Reserve Bank of Australia slashes rates to fresh record low of 1.50%

The Reserve Bank of Australia (RBA) has cut on Tuesday its benchmark interest rate by 25 basis points to a fresh record low of 1.50 percent amid signs of slowing economic growth.

The move was widely expected, with 36 out of 47 economists surveyed by Reuters expecting a rate cut.

“The global economy is continuing to grow at a lower than average pace,” the RBA said in a statement. “In Australia, recent data suggest that overall growth is continuing at a moderate pace, despite a very large decline in business investment.”

But inflation was low and appeared likely to remain so, the central bank said.

“The board judged that prospects for sustainable growth in the economy, with inflation returning to target over time, would be improved by easing monetary policy,” the RBA said.

The RBA added that the recent strength in the Australian dollar could “complicate” efforts to adjust the economy. The country has been working to transition away from relying on commodity exports, which have suffered from declining prices and demand, and toward domestic drivers.

Economists have expressed concern about the strength of the Australian dollar.

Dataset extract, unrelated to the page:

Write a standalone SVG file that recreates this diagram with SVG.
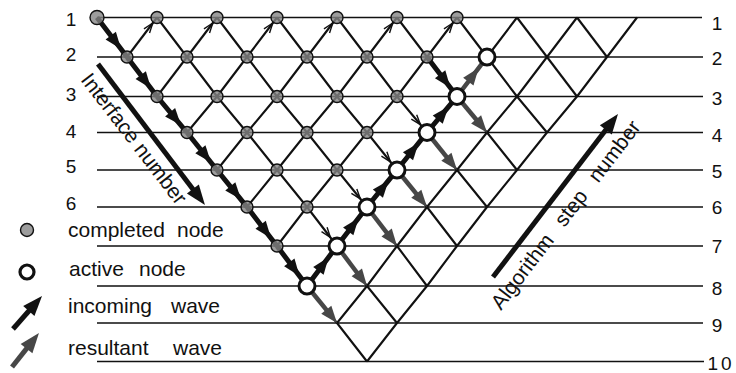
<svg xmlns="http://www.w3.org/2000/svg" width="736" height="373" viewBox="0 0 736 373">
<style>
text{font-family:"Liberation Sans",Arial,sans-serif;fill:#111}
.num{font-size:19px;text-anchor:middle}
.lab{font-size:21px}
.h{stroke:#111;stroke-width:1.6;fill:none}
.g{stroke:#111;stroke-width:2.1;fill:none;stroke-linejoin:round}
.done circle{fill:#858585;fill-opacity:.8;stroke:#111;stroke-width:1.4}
.act circle{fill:#fff;stroke:#111;stroke-width:3}
.inc{stroke:#111;stroke-width:5;fill:none;marker-mid:url(#ahB)}
.resm{stroke:#474747;stroke-width:4.5;fill:none;marker-mid:url(#ahGM)}
.rese{stroke:#474747;stroke-width:4.5;fill:none;marker-end:url(#ahGE)}
.big{stroke:#111;stroke-width:5;fill:none;marker-end:url(#ahK)}
.bigg{stroke:#474747;stroke-width:5;fill:none;marker-end:url(#ahKG)}
.tah{stroke:#111;stroke-width:1.4;fill:none}
</style>
<defs>
<marker id="ahB" markerUnits="userSpaceOnUse" orient="auto" overflow="visible" markerWidth="1" markerHeight="1"><path d="M0,0 L-17,-6.5 L-17,6.5 Z" fill="#111"/></marker>
<marker id="ahGM" markerUnits="userSpaceOnUse" orient="auto" overflow="visible" markerWidth="1" markerHeight="1"><path d="M0,0 L-17,-6.5 L-17,6.5 Z" fill="#474747"/></marker>
<marker id="ahGE" markerUnits="userSpaceOnUse" orient="auto" overflow="visible" markerWidth="1" markerHeight="1"><path d="M10,0 L-7,-6.5 L-7,6.5 Z" fill="#474747"/></marker>
<marker id="ahK" markerUnits="userSpaceOnUse" orient="auto" overflow="visible" markerWidth="1" markerHeight="1"><path d="M12,0 L-8,-7.5 L-8,7.5 Z" fill="#111"/></marker>
<marker id="ahKG" markerUnits="userSpaceOnUse" orient="auto" overflow="visible" markerWidth="1" markerHeight="1"><path d="M12,0 L-8,-7.5 L-8,7.5 Z" fill="#474747"/></marker>
<path id="tah" class="tah" d="M0,0 L-10,-3.5 M0,0 L-10,3.5"/>
</defs>

<g id="interfaces">
<path class="h" d="M97,17.5H702 M97,57H703 M97,96.5H703 M97,132.5H703 M97,170H703 M97,207H703 M97,246H703 M97,286H703 M97,323H703 M97,361.5H704"/>
</g>

<g id="labels">
<text class="num" x="71" y="26">1</text>
<text class="num" x="71" y="61">2</text>
<text class="num" x="71" y="101">3</text>
<text class="num" x="71" y="138">4</text>
<text class="num" x="71" y="173">5</text>
<text class="num" x="71" y="210">6</text>
<text class="num" x="717" y="30">1</text>
<text class="num" x="717" y="65">2</text>
<text class="num" x="717" y="105">3</text>
<text class="num" x="717" y="142">4</text>
<text class="num" x="717" y="178">5</text>
<text class="num" x="717" y="214">6</text>
<text class="num" x="717" y="253">7</text>
<text class="num" x="717" y="295">8</text>
<text class="num" x="717" y="332">9</text>
<text class="num" x="721" y="370" letter-spacing="3">10</text>
</g>

<g id="connectors">
<path class="g" d="M97,17.5 L127,57 L157,96.5 L187,132.5 L217,170 L247,207 L277,246 L307,286 L337,323 L367,361.5"/>
<path class="g" d="M157,17.5 L187,57 L217,96.5 L247,132.5 L277,170 L307,207 L337,246 L367,286 L397,323"/>
<path class="g" d="M217,17.5 L247,57 L277,96.5 L307,132.5 L337,170 L367,207 L397,246 L427,286"/>
<path class="g" d="M277,17.5 L307,57 L337,96.5 L367,132.5 L397,170 L427,207 L457,246"/>
<path class="g" d="M337,17.5 L367,57 L397,96.5 L427,132.5 L457,170 L487,207"/>
<path class="g" d="M397,17.5 L427,57 L457,96.5 L487,132.5 L517,170"/>
<path class="g" d="M457,17.5 L487,57 L517,96.5 L547,132.5"/>
<path class="g" d="M517,17.5 L547,57 L577,96.5"/>
<path class="g" d="M577,17.5 L607,57"/>
<path class="g" d="M157,17.5 L127,57"/>
<path class="g" d="M217,17.5 L187,57 L157,96.5"/>
<path class="g" d="M277,17.5 L247,57 L217,96.5 L187,132.5"/>
<path class="g" d="M337,17.5 L307,57 L277,96.5 L247,132.5 L217,170"/>
<path class="g" d="M397,17.5 L367,57 L337,96.5 L307,132.5 L277,170 L247,207"/>
<path class="g" d="M457,17.5 L427,57 L397,96.5 L367,132.5 L337,170 L307,207 L277,246"/>
<path class="g" d="M517,17.5 L487,57 L457,96.5 L427,132.5 L397,170 L367,207 L337,246 L307,286"/>
<path class="g" d="M577,17.5 L547,57 L517,96.5 L487,132.5 L457,170 L427,207 L397,246 L367,286 L337,323"/>
<path class="g" d="M637,17.5 L607,57 L577,96.5 L547,132.5 L517,170 L487,207 L457,246 L427,286 L397,323 L367,361.5"/>

<use href="#tah" transform="translate(152.8,23) rotate(-52.8)"/>
<use href="#tah" transform="translate(212.8,23) rotate(-52.8)"/>
<use href="#tah" transform="translate(272.8,23) rotate(-52.8)"/>
<use href="#tah" transform="translate(332.8,23) rotate(-52.8)"/>
<use href="#tah" transform="translate(392.8,23) rotate(-52.8)"/>
<use href="#tah" transform="translate(452.8,23) rotate(-52.8)"/>
<use href="#tah" transform="translate(420.4,124.6) rotate(50.2)"/>
<use href="#tah" transform="translate(390.4,161.8) rotate(51.3)"/>
<use href="#tah" transform="translate(360.4,198.9) rotate(51)"/>
<use href="#tah" transform="translate(330.4,237.4) rotate(52.4)"/>

<path class="inc" d="M97,17.5 L121,49.1 L127,57"/>
<path class="inc" d="M127,57 L151,88.6 L157,96.5"/>
<path class="inc" d="M157,96.5 L181,125.3 L187,132.5"/>
<path class="inc" d="M187,132.5 L211,162.5 L217,170"/>
<path class="inc" d="M217,170 L241,199.6 L247,207"/>
<path class="inc" d="M247,207 L271,238.2 L277,246"/>
<path class="inc" d="M277,246 L299.5,276 L307,286"/>
<path class="inc" d="M427,57 L450.4,87.8 L457,96.5"/>
<path class="inc" d="M307,286 L328.6,257.2 L337,246"/>
<path class="inc" d="M337,246 L358.6,217.9 L367,207"/>
<path class="inc" d="M367,207 L388.6,180.4 L397,170"/>
<path class="inc" d="M397,170 L418.6,143 L427,132.5"/>
<path class="inc" d="M427,132.5 L448.6,106.6 L457,96.5"/>

<path class="resm" d="M457,96.5 L478.6,68.1 L487,57"/>
<path class="rese" d="M457,96.5 L480.6,124.8"/>
<path class="rese" d="M427,132.5 L450.75,162.2"/>
<path class="rese" d="M397,170 L420.7,199.2"/>
<path class="rese" d="M367,207 L390.9,238.1"/>
<path class="rese" d="M337,246 L361,278"/>
<path class="rese" d="M307,286 L330.7,315.2"/>

<path class="big" d="M98,64 L197.7,195.4"/>
<path class="big" d="M493,277 L610.7,123.5"/>
</g>

<g class="done">
<g id="n0-0"><circle cx="97" cy="17.5" r="7"/></g>
<g id="n0-1"><circle cx="157" cy="17.5" r="6"/></g>
<g id="n0-2"><circle cx="217" cy="17.5" r="6"/></g>
<g id="n0-3"><circle cx="277" cy="17.5" r="6"/></g>
<g id="n0-4"><circle cx="337" cy="17.5" r="6"/></g>
<g id="n0-5"><circle cx="397" cy="17.5" r="6"/></g>
<g id="n0-6"><circle cx="457" cy="17.5" r="6"/></g>
<g id="n1-0"><circle cx="127" cy="57" r="6"/></g>
<g id="n1-1"><circle cx="187" cy="57" r="6"/></g>
<g id="n1-2"><circle cx="247" cy="57" r="6"/></g>
<g id="n1-3"><circle cx="307" cy="57" r="6"/></g>
<g id="n1-4"><circle cx="367" cy="57" r="6"/></g>
<g id="n1-5"><circle cx="427" cy="57" r="6"/></g>
<g id="n2-0"><circle cx="157" cy="96.5" r="6"/></g>
<g id="n2-1"><circle cx="217" cy="96.5" r="6"/></g>
<g id="n2-2"><circle cx="277" cy="96.5" r="6"/></g>
<g id="n2-3"><circle cx="337" cy="96.5" r="6"/></g>
<g id="n2-4"><circle cx="397" cy="96.5" r="6"/></g>
<g id="n3-0"><circle cx="187" cy="132.5" r="6"/></g>
<g id="n3-1"><circle cx="247" cy="132.5" r="6"/></g>
<g id="n3-2"><circle cx="307" cy="132.5" r="6"/></g>
<g id="n3-3"><circle cx="367" cy="132.5" r="6"/></g>
<g id="n4-0"><circle cx="217" cy="170" r="6"/></g>
<g id="n4-1"><circle cx="277" cy="170" r="6"/></g>
<g id="n4-2"><circle cx="337" cy="170" r="6"/></g>
<g id="n5-0"><circle cx="247" cy="207" r="6"/></g>
<g id="n5-1"><circle cx="307" cy="207" r="6"/></g>
<g id="n6-0"><circle cx="277" cy="246" r="6"/></g>
</g>

<g class="act">
<g id="a1"><circle cx="487" cy="57" r="8"/></g>
<g id="a2"><circle cx="457" cy="96.5" r="8"/></g>
<g id="a3"><circle cx="427" cy="132.5" r="8"/></g>
<g id="a4"><circle cx="397" cy="170" r="8"/></g>
<g id="a5"><circle cx="367" cy="207" r="8"/></g>
<g id="a6"><circle cx="337" cy="246" r="8"/></g>
<g id="a7"><circle cx="307" cy="286" r="8"/></g>
</g>

<g id="axis-labels">
<text class="lab" transform="translate(80,80) rotate(52.5)">Interface number</text>
<text class="lab" transform="translate(501,311) rotate(-52.6)">Algorithm<tspan dx="10"> step</tspan><tspan dx="10"> number</tspan></text>
</g>

<g id="legend">
<g class="done"><circle cx="27" cy="230" r="6.5"/></g>
<circle cx="27" cy="272" r="7" fill="#fff" stroke="#111" stroke-width="3.2"/>
<path class="big" d="M13,329 L34.1,305"/>
<path class="bigg" d="M12,367 L31.5,342.4"/>
<text class="lab" x="68" y="237">completed <tspan x="177">node</tspan></text>
<text class="lab" x="69" y="276">active <tspan x="139">node</tspan></text>
<text class="lab" x="68" y="313">incoming <tspan x="171">wave</tspan></text>
<text class="lab" x="68" y="355">resultant <tspan x="173">wave</tspan></text>
</g>
</svg>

“The comment that an appreciating dollar could ‘complicate’ things is an understatement as a stronger dollar would make it much harder for the bank to raise inflation back within its 2-3 percent target range,” noted Paul Dales, chief Australia and New Zealand economist at Capital Economics, in a note after the decision. “Lower rates are the best way to weaken the Australian dollar.”

Analysts noted, however, that much of the Aussie dollar’s strength was related to inflows chasing the country’s bond yields, which offered a positive return even as many government bond yields have turned negative.

The currency is “a little overvalued” when compared with factors such as commodity prices and terms of trade, Andrew Ticehurst, a rate strategist at Nomura Australia, told CNBC’s “Capital Connection” after the RBA decision was announced. .

“The risk is that the Australian dollar continues to trade north of fair value because of those very low cash rates elsewhere and capital inflow that we’ve seen here,” he said, noting that he put the Aussie’s fair value at $0.70.

The Australian dollar dropped as low as $0.7495 after the decision was announced, compared with $0.7544 just before the RBA released its statement. But it quickly recovered to trade around $0.7545 at 2:00 p.m. HK/SIN. That’s up from levels under $0.70 in January.

Capital Economics’ Dales noted that the RBA’s statement didn’t contain any hints that further rate cuts could be on the cards. He expected rates would need to be cut to as low as 1.00 percent to push the Aussie dollar significantly lower.

The S&P/ASX 200 didn’t move much immediately after the decision, trading down 0.33 percent, having fallen 0.59 percent before the announcement. After rising more than 6 percent since the beginning of July, stocks may have already been pricing in a rate cut.

Ticehurst said it wasn’t clear how well Australia’s economic transition was proceeding.

“It’s time to move beyond the question of is the economy transitioning yes/no to what kind of transition are we making,” he said. “As we look at the data, we see a shift to lower paid service sector and part time jobs. We are making a transition, but it’s not a transition to a booming economy, with high paying full time jobs. So there’s reason for caution here.”

There were indications that gross domestic product (GDP) growth might be slowing.

In a separate note prior to the RBA statement, Dales said data released earlier Tuesday suggested second-quarter GDP growth may have slowed to less than 0.5 percent on-quarter, from the first quarter’s 1.1 percent expansion.

Building approvals fell 2.9 percent on-month in June, seasonally adjusted, compared with a Reuters poll forecast for 0.5 percent growth, according to data released earlier Tuesday.

In addition, Australia’s trade deficit came in at 3.20 billion Australian dollars ($2.4 billion) earlier Tuesday, much wider than that 2.0 billion Australian dollars forecast in a Reuters poll and wider than May’s revised 2.4 billion Australian dollars reading. Exports for June fell 1 percent on-month, seasonally adjusted, while imports rose 2 percent, according to data from the Australian Bureau of Statistics.

“Net exports are unlikely to remain as soft in the second half of the year, but these data highlight that the external sector can’t drive growth on its own,” Dales said.

Inflation data released last week also indicated the economy might be slowing.

In the June quarter, Australia’s consumer price index growth slowed to 1 percent on-year, compared with the 1.3 percent in the March quarter, and an RBA target of 2-3 percent.